7) Calibration & Setup

XY squareness & scale; Z zero/standoff.

Kerf calibration coupon per nozzle/tube and material.

Pump pressure scale/feedback check; HP permissives test.

Abrasive flow rate check & delay tuning (time to nozzle).

Tank level sensors and drain/filtration maintenance schedule.

8) Performance Targets (typical, machine-dependent)

Dimensional accuracy: ±0.2–0.4 mm on 2D profiles with tuned kerf.

Edge quality: Chip-free with correct pierce and Q-level.

Taper control: Minimized via speed/quality choice; full taper compensation requires a tilting head (not part of XYZ).
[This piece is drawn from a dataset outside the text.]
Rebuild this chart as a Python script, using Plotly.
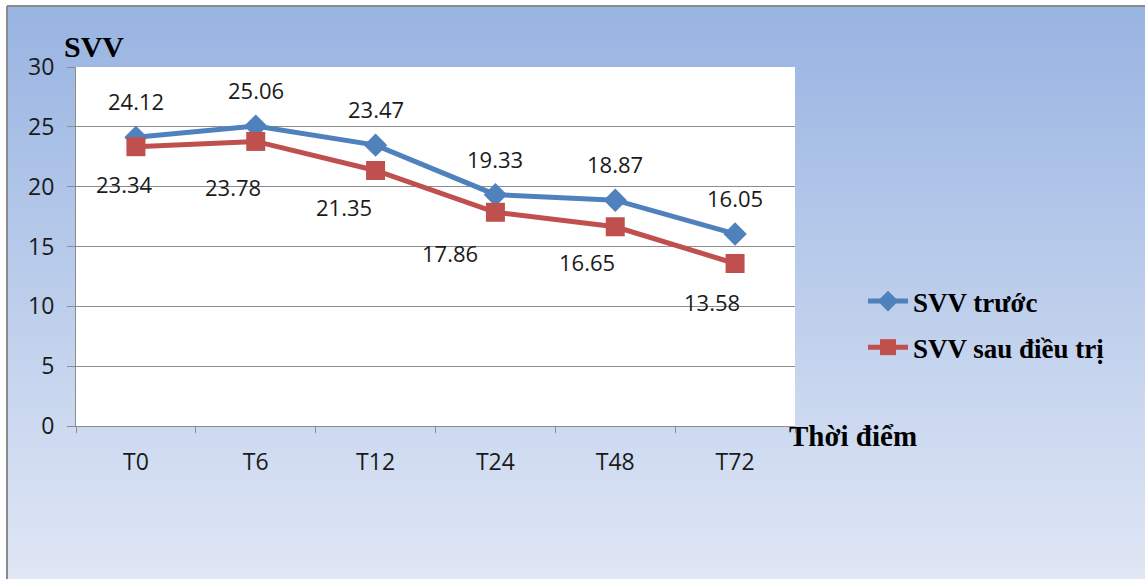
import plotly.graph_objects as go

# Time points and SVV values for the two measurement series
categories = ["T0", "T6", "T12", "T24", "T48", "T72"]
svv_before = [24.12, 25.06, 23.47, 19.33, 18.87, 16.05]
svv_after = [23.34, 23.78, 21.35, 17.86, 16.65, 13.58]
series_names = ["SVV trước", "SVV sau điều trị"]
y_ticks = [0, 5, 10, 15, 20, 25, 30]

BLUE = "#4F81BD"
RED = "#C0504D"
TEXT = "#1a1a1a"
GRID = "#8c8c8c"

W, H = 1145, 579
L, R, T, B = 76, 795, 67, 426  # plot area in pixels


def px_x(px):
    return (px - L) / (R - L)


def px_y(py):
    return (B - py) / (B - T)


fig = go.Figure()
fig.add_trace(go.Scatter(
    x=categories, y=svv_before, name=series_names[0], mode="lines+markers",
    line=dict(color=BLUE, width=5),
    marker=dict(symbol="diamond", size=18, color=BLUE),
    legendgroup="a",
))
fig.add_trace(go.Scatter(
    x=categories, y=svv_after, name=series_names[1], mode="lines+markers",
    line=dict(color=RED, width=5),
    marker=dict(symbol="square", size=19, color=RED),
    legendgroup="b",
))

# Value labels
label_font = dict(family="Open Sans", size=22, color=TEXT)
for c, v in zip(categories, svv_before):
    fig.add_annotation(x=c, y=v, text=f"{v:.2f}", showarrow=False,
                       yshift=36, font=label_font)
after_dx = [-11, -23, -32, -45, -28, -23]
after_dy = [-37, -46, -36, -41, -35, -39]
for c, v, dx, dy in zip(categories, svv_after, after_dx, after_dy):
    fig.add_annotation(x=c, y=v, text=f"{v:.2f}", showarrow=False,
                       xshift=dx, yshift=dy, font=label_font)

# Axis titles
title_font = dict(family="Liberation Serif", size=30, color="#000000")
fig.add_annotation(xref="paper", yref="paper", x=px_x(94), y=px_y(47),
                   text="<b>SVV</b>", showarrow=False, font=title_font,
                   xanchor="center", yanchor="middle")
fig.add_annotation(xref="paper", yref="paper", x=px_x(787), y=px_y(436),
                   text="<b>Thời điểm</b>", showarrow=False,
                   font=dict(family="Liberation Serif", size=29, color="#000000"),
                   xanchor="left", yanchor="middle")

# Vertical gradient background inside the chart frame
shapes = []
top_c = (152, 180, 226)
bot_c = (224, 231, 245)
y0, y1 = 6, H
step = 4
y = y0
while y < y1:
    f = (y - y0) / (y1 - y0)
    col = tuple(round(a + (b - a) * f) for a, b in zip(top_c, bot_c))
    shapes.append(dict(type="rect", xref="paper", yref="paper", layer="below",
                       x0=px_x(7), x1=px_x(W + 2), y0=px_y(y), y1=px_y(min(y + step + 1, y1 + 2)),
                       line=dict(width=0), fillcolor="rgb(%d,%d,%d)" % col))
    y += step
# Frame lines
shapes.append(dict(type="line", xref="paper", yref="paper", layer="below",
                   x0=px_x(7), x1=px_x(W + 2), y0=px_y(6), y1=px_y(6),
                   line=dict(color="#8a8a8a", width=2)))
shapes.append(dict(type="line", xref="paper", yref="paper", layer="below",
                   x0=px_x(7), x1=px_x(7), y0=px_y(6), y1=px_y(H + 2),
                   line=dict(color="#8a8a8a", width=2)))
# White plotting area
shapes.append(dict(type="rect", xref="paper", yref="paper", layer="below",
                   x0=0, x1=1, y0=0, y1=1, line=dict(width=0), fillcolor="white"))

fig.update_layout(
    width=W, height=H, autosize=False,
    margin=dict(l=L, r=W - R, t=T, b=H - B, pad=0),
    paper_bgcolor="white", plot_bgcolor="white",
    shapes=shapes,
    showlegend=True,
    legend=dict(x=px_x(863), y=px_y(277), xanchor="left", yanchor="top",
                bgcolor="rgba(0,0,0,0)", traceorder="grouped", tracegroupgap=8,
                font=dict(family="Liberation Serif", size=27, color="#000000",
                          weight="bold"),
                itemwidth=40),
    xaxis=dict(type="category", range=[-0.5, 5.5], tickson="boundaries",
               ticks="outside", ticklen=6, tickcolor=GRID, showgrid=False,
               showline=True, linecolor=GRID, linewidth=1,
               tickfont=dict(family="Open Sans", size=23, color=TEXT),
               ticklabelstandoff=15, zeroline=False),
    yaxis=dict(range=[0, 30], tickvals=y_ticks, ticks="outside", ticklen=8,
               tickcolor=GRID, showgrid=True, gridcolor=GRID, gridwidth=1,
               showline=True, linecolor=GRID, linewidth=1, zeroline=False,
               tickfont=dict(family="Open Sans", size=23, color=TEXT),
               ticklabelstandoff=8),
    font=dict(family="Open Sans"),
)

fig.write_html("out.html")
(Actual results depend on pump/nozzle, mechanics, and stone.)

9) Safety & Interlocks

HP ON only when: doors closed, tank level OK, pump “ready,” abrasive OK (if required).

Low-pressure jog for test shots; timed bleed-down at cycle end.

Beacons/buzzer for pierce and HP states; E-Stop hard chain to pump.

10) Integration & Options

Radonix Landscape synergy: 1:1 camera layout & vein-match → export to waterjet with kerf presets.

ATC/nozzle change (manual): HMI reminds kerf update.

Probing/height follower (optional): Compensate uneven stock.